Semiconductors are made of layers of thin films, each of which are deposited or etched with specific patterns that impact their functions. Aligning patterns between processing steps makes the manufacturing process especially complex. The new process invented by Young and Maschmann is a different type of a technique known as area-selective atomic layer deposition (AS-ALD).
“To make these microchips, you need to control matter at the nanoscale; you need to control where atoms are positioned and where material is on a scale that’s a thousand times smaller than a human hair,” said Young, an assistant professor in biomedical, biological and chemical engineering. “For faster computers, you need to control matter on a smaller scale, approaching the size of an atom.”

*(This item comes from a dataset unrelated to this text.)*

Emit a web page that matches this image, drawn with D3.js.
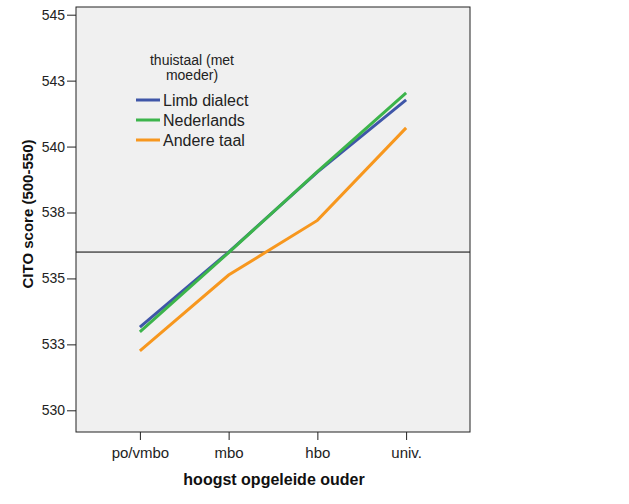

Right now, AS-ALD occurs using self-assembled monolayers to block deposition of material in areas where it is not desired. Essentially, a liquid is spread onto a silicon wafer shaped with the desired pattern. Similar to a stencil, that allows the liquid to cover specific spaces without covering undesired areas.
Young and Maschmann have taken the opposite approach. They’re using an electron beam as a “pencil” to write the patterns exactly where they want them.
And they’re doing that work in a low-pressure water vapor, dissociating water molecules in collisions with the electron beam. One byproduct of the reaction is hydroxyl molecular groups, the initial layer of chemical functionalization needed for atomic layer deposition.
“It’s not a common environment to have — water vapor and focused electron beams,” Maschmann said.
That’s the beauty of the work, said Young, who has a joint appointment in chemistry. It ties his team’s expertise around atomic layer deposition together with Maschmann’s work with carbon nanomaterials and using electron microscopes in new ways.
The research is under the umbrella of the MU Materials Science & Engineering Institute (MUMSEI), which opened this past year to promote interdisciplinary work.
“This is exactly what we wanted to happen within the Institute,” Maschmann, a co-director of MUMSEI, said. “When you share space, you start to find shared interests that maybe weren’t apparent before. We were able to take advantage of that.”
Moving forward, the team will take advantage of resources at Mizzou’s Electron Microscopy Core to advance the project.